*STATED GOAL:* Give every line back verbatim, dropping all images.

*PROVIDED DATA:*
* START *

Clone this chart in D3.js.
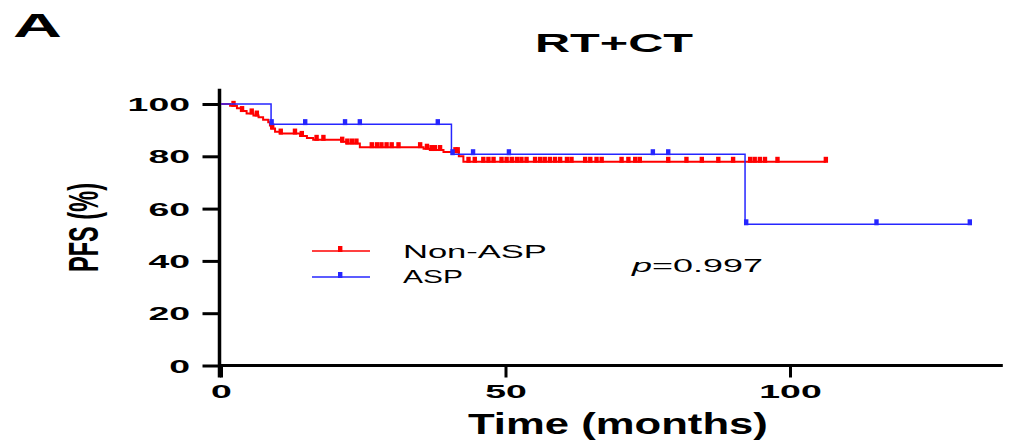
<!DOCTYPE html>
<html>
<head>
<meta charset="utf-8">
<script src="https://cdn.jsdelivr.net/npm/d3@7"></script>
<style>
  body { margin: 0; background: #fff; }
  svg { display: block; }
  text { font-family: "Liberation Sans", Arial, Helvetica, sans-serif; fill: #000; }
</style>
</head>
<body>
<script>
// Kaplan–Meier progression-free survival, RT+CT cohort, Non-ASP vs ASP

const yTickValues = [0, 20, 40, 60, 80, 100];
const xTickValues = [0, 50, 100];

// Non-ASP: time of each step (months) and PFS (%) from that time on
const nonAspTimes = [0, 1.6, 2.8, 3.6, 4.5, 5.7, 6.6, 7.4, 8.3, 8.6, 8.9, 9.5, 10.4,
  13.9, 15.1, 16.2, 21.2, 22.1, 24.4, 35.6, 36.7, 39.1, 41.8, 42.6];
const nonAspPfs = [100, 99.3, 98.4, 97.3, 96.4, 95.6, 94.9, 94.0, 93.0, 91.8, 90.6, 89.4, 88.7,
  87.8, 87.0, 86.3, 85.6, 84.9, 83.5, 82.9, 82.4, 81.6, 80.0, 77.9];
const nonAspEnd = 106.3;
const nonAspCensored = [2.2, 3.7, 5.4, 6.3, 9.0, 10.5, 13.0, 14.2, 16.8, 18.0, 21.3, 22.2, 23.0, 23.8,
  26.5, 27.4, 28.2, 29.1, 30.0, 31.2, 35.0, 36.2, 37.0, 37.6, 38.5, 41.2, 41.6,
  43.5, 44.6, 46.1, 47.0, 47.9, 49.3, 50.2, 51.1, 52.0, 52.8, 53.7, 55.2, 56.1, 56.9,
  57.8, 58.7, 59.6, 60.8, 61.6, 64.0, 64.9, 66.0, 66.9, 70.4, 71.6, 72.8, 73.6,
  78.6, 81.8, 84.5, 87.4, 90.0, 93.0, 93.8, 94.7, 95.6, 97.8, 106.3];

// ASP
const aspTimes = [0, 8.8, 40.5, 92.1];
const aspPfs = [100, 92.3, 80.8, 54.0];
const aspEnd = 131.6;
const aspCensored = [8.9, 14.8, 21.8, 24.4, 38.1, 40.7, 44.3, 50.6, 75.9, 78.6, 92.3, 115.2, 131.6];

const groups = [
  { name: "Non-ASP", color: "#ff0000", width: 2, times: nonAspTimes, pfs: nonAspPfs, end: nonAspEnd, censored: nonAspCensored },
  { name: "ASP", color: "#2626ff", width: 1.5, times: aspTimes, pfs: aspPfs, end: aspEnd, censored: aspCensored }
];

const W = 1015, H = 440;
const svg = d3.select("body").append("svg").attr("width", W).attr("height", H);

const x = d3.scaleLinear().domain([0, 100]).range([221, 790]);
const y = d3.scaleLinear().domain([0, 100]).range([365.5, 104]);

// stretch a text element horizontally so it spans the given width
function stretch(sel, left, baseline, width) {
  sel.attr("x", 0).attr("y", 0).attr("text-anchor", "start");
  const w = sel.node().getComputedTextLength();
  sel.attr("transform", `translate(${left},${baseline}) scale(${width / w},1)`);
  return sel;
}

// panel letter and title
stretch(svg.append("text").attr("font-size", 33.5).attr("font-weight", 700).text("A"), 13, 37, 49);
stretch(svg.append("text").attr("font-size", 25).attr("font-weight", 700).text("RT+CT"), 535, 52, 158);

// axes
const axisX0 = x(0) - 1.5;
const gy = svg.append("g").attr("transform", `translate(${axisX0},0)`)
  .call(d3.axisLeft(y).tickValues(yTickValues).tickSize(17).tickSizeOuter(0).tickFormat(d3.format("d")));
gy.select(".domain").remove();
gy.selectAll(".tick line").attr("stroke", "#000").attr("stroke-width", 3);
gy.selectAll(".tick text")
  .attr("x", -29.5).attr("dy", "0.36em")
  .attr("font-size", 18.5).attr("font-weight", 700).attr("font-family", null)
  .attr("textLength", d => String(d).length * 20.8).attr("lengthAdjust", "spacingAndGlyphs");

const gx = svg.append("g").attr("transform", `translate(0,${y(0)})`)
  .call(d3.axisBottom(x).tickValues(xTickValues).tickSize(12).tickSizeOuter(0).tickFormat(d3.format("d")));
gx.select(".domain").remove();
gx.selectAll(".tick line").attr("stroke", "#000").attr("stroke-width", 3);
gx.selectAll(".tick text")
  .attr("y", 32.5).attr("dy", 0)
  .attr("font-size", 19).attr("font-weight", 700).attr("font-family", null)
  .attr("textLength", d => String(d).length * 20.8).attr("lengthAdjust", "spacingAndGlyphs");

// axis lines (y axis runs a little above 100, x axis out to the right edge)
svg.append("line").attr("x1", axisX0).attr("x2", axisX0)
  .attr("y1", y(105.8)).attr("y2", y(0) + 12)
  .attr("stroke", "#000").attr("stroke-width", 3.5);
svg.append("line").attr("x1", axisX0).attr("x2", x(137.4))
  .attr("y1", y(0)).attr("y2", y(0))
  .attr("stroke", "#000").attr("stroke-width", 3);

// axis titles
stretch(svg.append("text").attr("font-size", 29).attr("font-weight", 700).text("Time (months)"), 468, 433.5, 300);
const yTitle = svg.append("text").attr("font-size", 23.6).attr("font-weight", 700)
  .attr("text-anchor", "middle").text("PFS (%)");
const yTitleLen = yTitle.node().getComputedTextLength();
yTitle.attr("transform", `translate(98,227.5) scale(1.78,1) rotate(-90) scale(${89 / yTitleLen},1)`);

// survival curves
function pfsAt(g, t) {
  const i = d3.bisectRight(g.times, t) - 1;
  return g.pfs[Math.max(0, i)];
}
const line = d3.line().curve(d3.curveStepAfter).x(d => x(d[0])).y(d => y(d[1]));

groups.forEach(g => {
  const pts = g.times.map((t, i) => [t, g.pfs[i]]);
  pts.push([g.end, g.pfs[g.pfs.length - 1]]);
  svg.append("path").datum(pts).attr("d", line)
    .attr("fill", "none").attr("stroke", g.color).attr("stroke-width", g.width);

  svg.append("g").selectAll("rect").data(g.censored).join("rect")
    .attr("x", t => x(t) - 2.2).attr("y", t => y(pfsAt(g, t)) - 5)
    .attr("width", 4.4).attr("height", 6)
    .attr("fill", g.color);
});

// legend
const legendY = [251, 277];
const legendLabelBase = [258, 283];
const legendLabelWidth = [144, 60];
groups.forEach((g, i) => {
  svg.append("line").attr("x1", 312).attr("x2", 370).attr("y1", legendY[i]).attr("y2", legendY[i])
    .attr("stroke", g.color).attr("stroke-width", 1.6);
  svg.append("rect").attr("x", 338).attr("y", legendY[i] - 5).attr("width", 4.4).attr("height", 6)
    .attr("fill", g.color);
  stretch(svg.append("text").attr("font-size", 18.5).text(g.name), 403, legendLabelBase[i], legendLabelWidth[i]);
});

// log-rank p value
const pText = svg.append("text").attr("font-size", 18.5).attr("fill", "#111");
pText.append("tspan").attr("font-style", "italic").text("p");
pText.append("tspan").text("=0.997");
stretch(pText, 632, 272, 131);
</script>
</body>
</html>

* END *

*SOLUTION TO THE PROBLEM:*
Clone this chart in D3.js.
<!DOCTYPE html>
<html>
<head>
<meta charset="utf-8">
<script src="https://cdn.jsdelivr.net/npm/d3@7"></script>
<style>
  body { margin: 0; background: #fff; }
  svg { display: block; }
  text { font-family: "Liberation Sans", Arial, Helvetica, sans-serif; fill: #000; }
</style>
</head>
<body>
<script>
// Kaplan–Meier progression-free survival, RT+CT cohort, Non-ASP vs ASP

const yTickValues = [0, 20, 40, 60, 80, 100];
const xTickValues = [0, 50, 100];

// Non-ASP: time of each step (months) and PFS (%) from that time on
const nonAspTimes = [0, 1.6, 2.8, 3.6, 4.5, 5.7, 6.6, 7.4, 8.3, 8.6, 8.9, 9.5, 10.4,
  13.9, 15.1, 16.2, 21.2, 22.1, 24.4, 35.6, 36.7, 39.1, 41.8, 42.6];
const nonAspPfs = [100, 99.3, 98.4, 97.3, 96.4, 95.6, 94.9, 94.0, 93.0, 91.8, 90.6, 89.4, 88.7,
  87.8, 87.0, 86.3, 85.6, 84.9, 83.5, 82.9, 82.4, 81.6, 80.0, 77.9];
const nonAspEnd = 106.3;
const nonAspCensored = [2.2, 3.7, 5.4, 6.3, 9.0, 10.5, 13.0, 14.2, 16.8, 18.0, 21.3, 22.2, 23.0, 23.8,
  26.5, 27.4, 28.2, 29.1, 30.0, 31.2, 35.0, 36.2, 37.0, 37.6, 38.5, 41.2, 41.6,
  43.5, 44.6, 46.1, 47.0, 47.9, 49.3, 50.2, 51.1, 52.0, 52.8, 53.7, 55.2, 56.1, 56.9,
  57.8, 58.7, 59.6, 60.8, 61.6, 64.0, 64.9, 66.0, 66.9, 70.4, 71.6, 72.8, 73.6,
  78.6, 81.8, 84.5, 87.4, 90.0, 93.0, 93.8, 94.7, 95.6, 97.8, 106.3];

// ASP
const aspTimes = [0, 8.8, 40.5, 92.1];
const aspPfs = [100, 92.3, 80.8, 54.0];
const aspEnd = 131.6;
const aspCensored = [8.9, 14.8, 21.8, 24.4, 38.1, 40.7, 44.3, 50.6, 75.9, 78.6, 92.3, 115.2, 131.6];

const groups = [
  { name: "Non-ASP", color: "#ff0000", width: 2, times: nonAspTimes, pfs: nonAspPfs, end: nonAspEnd, censored: nonAspCensored },
  { name: "ASP", color: "#2626ff", width: 1.5, times: aspTimes, pfs: aspPfs, end: aspEnd, censored: aspCensored }
];

const W = 1015, H = 440;
const svg = d3.select("body").append("svg").attr("width", W).attr("height", H);

const x = d3.scaleLinear().domain([0, 100]).range([221, 790]);
const y = d3.scaleLinear().domain([0, 100]).range([365.5, 104]);

// stretch a text element horizontally so it spans the given width
function stretch(sel, left, baseline, width) {
  sel.attr("x", 0).attr("y", 0).attr("text-anchor", "start");
  const w = sel.node().getComputedTextLength();
  sel.attr("transform", `translate(${left},${baseline}) scale(${width / w},1)`);
  return sel;
}

// panel letter and title
stretch(svg.append("text").attr("font-size", 33.5).attr("font-weight", 700).text("A"), 13, 37, 49);
stretch(svg.append("text").attr("font-size", 25).attr("font-weight", 700).text("RT+CT"), 535, 52, 158);

// axes
const axisX0 = x(0) - 1.5;
const gy = svg.append("g").attr("transform", `translate(${axisX0},0)`)
  .call(d3.axisLeft(y).tickValues(yTickValues).tickSize(17).tickSizeOuter(0).tickFormat(d3.format("d")));
gy.select(".domain").remove();
gy.selectAll(".tick line").attr("stroke", "#000").attr("stroke-width", 3);
gy.selectAll(".tick text")
  .attr("x", -29.5).attr("dy", "0.36em")
  .attr("font-size", 18.5).attr("font-weight", 700).attr("font-family", null)
  .attr("textLength", d => String(d).length * 20.8).attr("lengthAdjust", "spacingAndGlyphs");

const gx = svg.append("g").attr("transform", `translate(0,${y(0)})`)
  .call(d3.axisBottom(x).tickValues(xTickValues).tickSize(12).tickSizeOuter(0).tickFormat(d3.format("d")));
gx.select(".domain").remove();
gx.selectAll(".tick line").attr("stroke", "#000").attr("stroke-width", 3);
gx.selectAll(".tick text")
  .attr("y", 32.5).attr("dy", 0)
  .attr("font-size", 19).attr("font-weight", 700).attr("font-family", null)
  .attr("textLength", d => String(d).length * 20.8).attr("lengthAdjust", "spacingAndGlyphs");

// axis lines (y axis runs a little above 100, x axis out to the right edge)
svg.append("line").attr("x1", axisX0).attr("x2", axisX0)
  .attr("y1", y(105.8)).attr("y2", y(0) + 12)
  .attr("stroke", "#000").attr("stroke-width", 3.5);
svg.append("line").attr("x1", axisX0).attr("x2", x(137.4))
  .attr("y1", y(0)).attr("y2", y(0))
  .attr("stroke", "#000").attr("stroke-width", 3);

// axis titles
stretch(svg.append("text").attr("font-size", 29).attr("font-weight", 700).text("Time (months)"), 468, 433.5, 300);
const yTitle = svg.append("text").attr("font-size", 23.6).attr("font-weight", 700)
  .attr("text-anchor", "middle").text("PFS (%)");
const yTitleLen = yTitle.node().getComputedTextLength();
yTitle.attr("transform", `translate(98,227.5) scale(1.78,1) rotate(-90) scale(${89 / yTitleLen},1)`);

// survival curves
function pfsAt(g, t) {
  const i = d3.bisectRight(g.times, t) - 1;
  return g.pfs[Math.max(0, i)];
}
const line = d3.line().curve(d3.curveStepAfter).x(d => x(d[0])).y(d => y(d[1]));

groups.forEach(g => {
  const pts = g.times.map((t, i) => [t, g.pfs[i]]);
  pts.push([g.end, g.pfs[g.pfs.length - 1]]);
  svg.append("path").datum(pts).attr("d", line)
    .attr("fill", "none").attr("stroke", g.color).attr("stroke-width", g.width);

  svg.append("g").selectAll("rect").data(g.censored).join("rect")
    .attr("x", t => x(t) - 2.2).attr("y", t => y(pfsAt(g, t)) - 5)
    .attr("width", 4.4).attr("height", 6)
    .attr("fill", g.color);
});

// legend
const legendY = [251, 277];
const legendLabelBase = [258, 283];
const legendLabelWidth = [144, 60];
groups.forEach((g, i) => {
  svg.append("line").attr("x1", 312).attr("x2", 370).attr("y1", legendY[i]).attr("y2", legendY[i])
    .attr("stroke", g.color).attr("stroke-width", 1.6);
  svg.append("rect").attr("x", 338).attr("y", legendY[i] - 5).attr("width", 4.4).attr("height", 6)
    .attr("fill", g.color);
  stretch(svg.append("text").attr("font-size", 18.5).text(g.name), 403, legendLabelBase[i], legendLabelWidth[i]);
});

// log-rank p value
const pText = svg.append("text").attr("font-size", 18.5).attr("fill", "#111");
pText.append("tspan").attr("font-style", "italic").text("p");
pText.append("tspan").text("=0.997");
stretch(pText, 632, 272, 131);
</script>
</body>
</html>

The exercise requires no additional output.